Por un lado Lustiger, que había sido capellán en La Sorbona durante la marea revolucionaria de Mayo del 68, seguía siendo un outsider de los circuitos eclesiásticos: su severo análisis de los problemas de fondo del catolicismo francés eran tan independientes del frente progresista como de los nostálgicos de la restauración, y venía a sugerir un auténtico cambio de rumbo. Y si la decisión podía remover las aguas internas, no menos podía reabrir otras cuestiones delicadas, por ejemplo la hipersensibilidad de la comunidad judía, siempre atenta a descubrir agravios en la orilla católica. Lustiger, cuya madre murió en Auschwitz, nunca ocultó sus raíces judías: más aún, ha expresado con suma delicadeza, que entrar en la Iglesia católica había sido para él la forma de recuperar el judaísmo.

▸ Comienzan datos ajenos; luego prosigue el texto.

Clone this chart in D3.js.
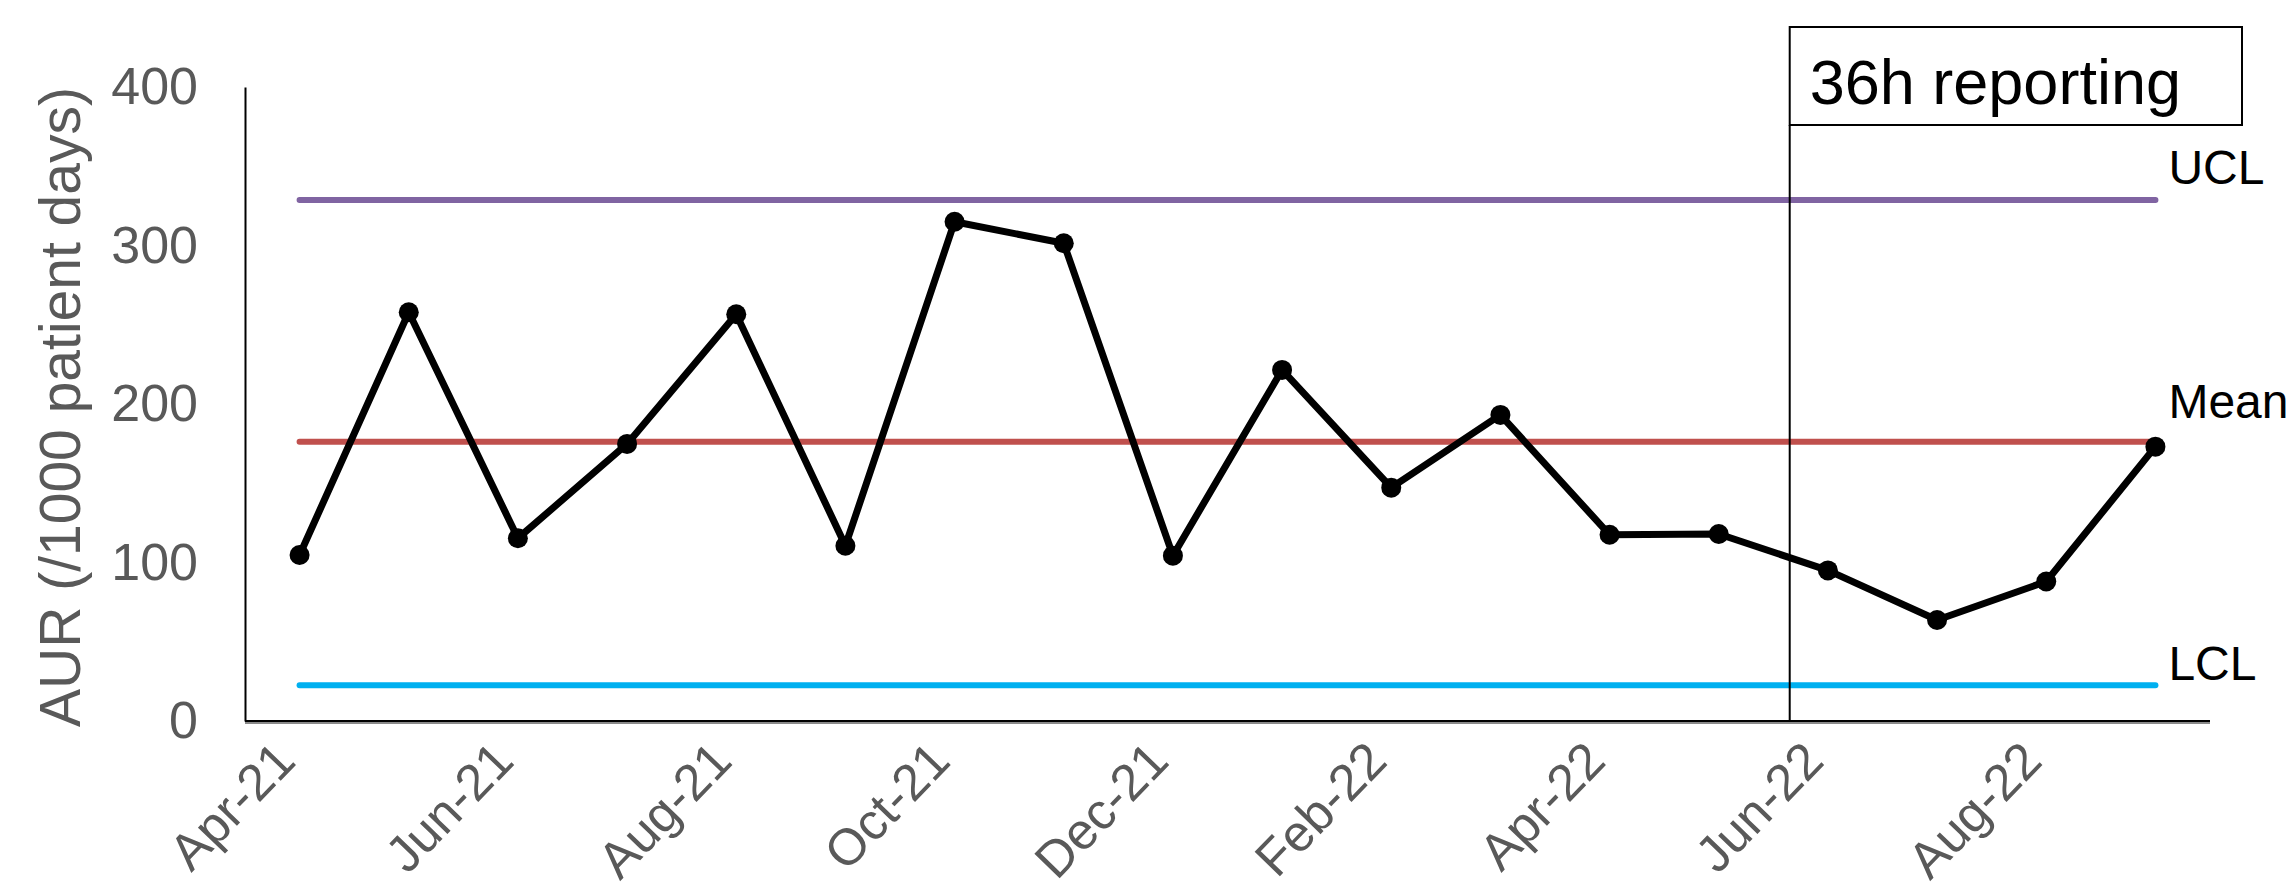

Nombramiento arriesgado, desde luego, pero muy pensado y más aún rezado. Juan Pablo II demostró con él que no estaba dispuesto a aceptar la inercia o los prejuicios. La Iglesia necesitaba superar algunos bloqueos en el corazón de Europa, y para ello era preciso el liderazgo de hombres como Lustiger. El nuevo arzobispo demostró enseguida por qué había sido elegido: era capaz de dialogar de tú a tú con la cultura hija de la Ilustración, aceptaba fajarse con la contestación juvenil y con los medios de comunicación, y estaba dispuesto a realizar los cambios que fueran necesarios en las instituciones de la gran diócesis parisina. La Francia laica y republicana se quedó estupefacta al comprobar que el nuevo arzobispo no se sentía en absoluto acomplejado, y poco a poco la sociedad francesa aceptó que su voz era imprescindible a la hora de abordar las grandes cuestiones nacionales.
Durante años predicó sin descanso desde la cátedra de Notre Dame, escribió libros, recogió el guante que le tendieron los medios, estimuló a una nueva juventud liberada de clichés ideológicos que él conocía al detalle, y al calor de sus iniciativas ha surgido una nueva generación de intelectuales católicos en Francia. También es verdad que en los momentos difíciles aceptó ser la voz incómoda que otros renunciaban a encarnar, como en las horas amargas de la destitución del obispo de Evreux. Quizás el momento más feliz del cardenal Lustiger fuese aquel agosto del 97, cuando un millón de jóvenes llegados de todo el mundo ocuparon las arterias de la urbe de las luces para mostrar que París era también su casa, una casa incomprensible e inhabitable sin la savia del Evangelio, que ellos comunicaban con desenvoltura imprevista.